Dinosaur bones found at Norwood Hill construction site

Sunday, August 15, 2010


Last week, a crew working on the Norwood Hill rockfall mitigation project on Highway 145 peeled a big slab of rock off the side of the hill.

On its surface, this wasn’t a noteworthy event; crews have been pulling rocks, boulders and pebbles from the steep slope as part of the Colorado Department of Transportation project since early July.

On the inside of the slab, however, was a sandstone block that contained a piece of history: fossilized dinosaur bones.

Steve Wallace, a staff paleontologist from the CDOT who has been present the project, said workers uncovered vertebrae and rib fragment fossils of a sauropod — a massive plant eating species of dinosaur characterized by its long neck, tree-trunk sized tail and elephant-like legs. Think brontosaurus. The creatures inhabited this part of the world when it was a hotter, wetter landscape threaded with streams and devoid of the mountains that now dominate the scenery.

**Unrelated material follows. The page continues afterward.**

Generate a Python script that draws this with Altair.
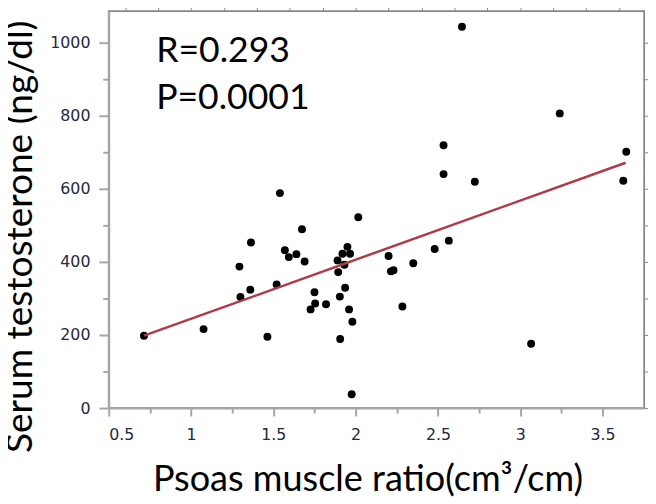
import altair as alt
import pandas as pd

ratio = [0.714, 1.076, 1.294, 1.30, 1.364, 1.36, 1.464, 1.52, 1.54, 1.57, 1.594, 1.64,
         1.674, 1.69, 1.726, 1.75, 1.754, 1.82, 1.89, 1.894, 1.904, 1.906, 1.92, 1.932,
         1.936, 1.95, 1.966, 1.96, 1.98, 1.976, 2.016, 2.2, 2.214, 2.23, 2.284, 2.35,
         2.48, 2.566, 3.066, 2.646, 3.24, 2.534, 2.534, 2.724, 3.644, 3.626]
testosterone = [198, 216, 387, 304, 453, 324, 195, 338, 588, 432, 413, 421,
                489, 401, 270, 317, 286, 284, 404, 372, 305, 189, 422, 392,
                329, 441, 422, 270, 236, 38, 522, 416, 374, 377, 278, 396,
                435, 458, 176, 1043, 806, 719, 640, 619, 701, 622]
fit_x = [0.714, 3.64]
fit_y = [198, 671]
x_major = [0.5, 1, 1.5, 2, 2.5, 3, 3.5]
x_minor = [0.75, 1.25, 1.75, 2.25, 2.75, 3.25]
y_major = [0, 200, 400, 600, 800, 1000]
y_minor = [100, 300, 500, 700, 900]
annotations = ["R=0.293", "P=0.0001"]

pts = pd.DataFrame({"x": ratio, "y": testosterone})
fit = pd.DataFrame({"x": fit_x, "y": fit_y})

xs = alt.Scale(domain=[0.5, 3.752], nice=False, zero=False)
ys = alt.Scale(domain=[0, 1086], nice=False)
GRAY = "#a6a6a6"
LBL = "#262840"

x_axis = alt.Axis(values=x_major, orient="bottom", format="~g", tickSize=8, tickWidth=2,
                  tickColor=GRAY, domainColor=GRAY, domainWidth=2, grid=False,
                  labelFont="DejaVu Sans", labelFontSize=16, labelColor=LBL, labelPadding=11,
                  title="Psoas muscle ratio(cm³/cm)", titleFont="Lato", titleFontSize=36.5,
                  titleFontWeight="normal", titleColor="#000000", titleX=262, titleY=83,
                  titleAlign="center", titleBaseline="alphabetic")
y_axis = alt.Axis(values=y_major, orient="left", format="d", tickSize=10, tickWidth=2,
                  tickColor=GRAY, domainColor=GRAY, domainWidth=2, grid=False,
                  labelFont="DejaVu Sans", labelFontSize=16, labelColor=LBL, labelPadding=9,
                  title="Serum testosterone (ng/dl)", titleFont="Lato", titleFontSize=37.5,
                  titleFontWeight="normal", titleColor="#000000", titleX=-78, titleY=228,
                  titleAlign="center", titleBaseline="alphabetic", titleAngle=270)

points = alt.Chart(pts).mark_circle(size=64, color="#000000", opacity=1).encode(
    x=alt.X("x:Q", scale=xs, axis=x_axis),
    y=alt.Y("y:Q", scale=ys, axis=y_axis),
)

minor = alt.Chart(pts).mark_circle(opacity=0).encode(
    x=alt.X("x:Q", scale=xs, axis=alt.Axis(values=x_minor, orient="bottom", labels=False,
                                             domain=False, grid=False, tickSize=5, tickWidth=2,
                                             tickColor=GRAY, title=None)),
    y=alt.Y("y:Q", scale=ys, axis=alt.Axis(values=y_minor, orient="left", labels=False,
                                             domain=False, grid=False, tickSize=6, tickWidth=2,
                                             tickColor=GRAY, title=None)),
)

line = alt.Chart(fit).mark_line(color="#b03a48", strokeWidth=2.5).encode(
    x=alt.X("x:Q", scale=xs),
    y=alt.Y("y:Q", scale=ys),
)

text_layers = []
for i, t in enumerate(annotations):
    text_layers.append(
        alt.Chart(pd.DataFrame({"t": [t]})).mark_text(
            font="Lato", fontSize=36, align="left", baseline="alphabetic", color="#000000"
        ).encode(x=alt.value(48), y=alt.value(52 + 47 * i), text="t:N")
    )

chart = alt.layer(minor, points, line, *text_layers).resolve_axis(
    x="independent", y="independent"
).properties(
    width=542, height=402,
    autosize=alt.AutoSizeParams(type="none"),
    padding={"left": 102, "top": 0, "right": 4, "bottom": 92},
).configure_view(stroke=GRAY, strokeWidth=2)

chart.save("out.html", embed_options={"renderer": "svg", "actions": False})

“What we have here is a lot of broken up vertebrae and also some rib fragments of one or more sauropod dinosaurs,” Wallace said. Experts from the Museum of Western Colorado’s Dinosaur Journey Museum in Fruita came down to confirm the species, but Wallace said the bones were not intact enough for the scientists to determine the family of sauropod. What they did deduce is that the fossils are somewhere in the neighborhood of 148 million years old.

The find wasn’t a total surprise due to bedrock found at the project: it belongs to the Morrison Foundation, a slice of Late Jurassic sedimentary rock famous for yielding dinosaur fossils.

In fact, Wallace has been working as the onsite paleontologist since the project began specifically to keep an eye out for fossils in the Morrison Foundation. (He had looked for fossils before the project but hadn’t found any.)

Still, it’s unusual for this pocket of the state; while dinosaur fossils have been discovered in Paradox Valley, near Grand Junction and in eastern Utah, Wallace said this is the first record of dinosaur bones he is aware of between Telluride and Norwood. And while the quality of the fossils is crumbly, it’s an interesting discovery.

“Scientifically, the material isn’t that valuable. [But] it’s kind of neat,” Wallace said.

Wallace and the paleontologists from Fruita suspect the bones ended up where they did like this: they were carried in a river and deposited in the bottom of the channel at a point when the water slowed down.

The bones were sent back to the Dinosaur Journey Museum in Fruita, Wallace said.

The discovery didn’t halt the project, and Wallace will be present at the site until workers are finished removing rock in the Morrison Foundation, looking for more fossils.

CDOT began the rockfall mitigation project in early July. The project is aimed at mitigating rockfall on the curvy, steep section of road that winds up Norwood Hill between mile markers 96.6 and 97.8. Work entails blasting, scaling (bringing rocks down from the walls above the road by hand or machine), rock reinforcement and securing cable meshing onto the walls, and the project is being completed by Midwest Rockfall Inc., of Denver. It is projected to cost $1.78 million.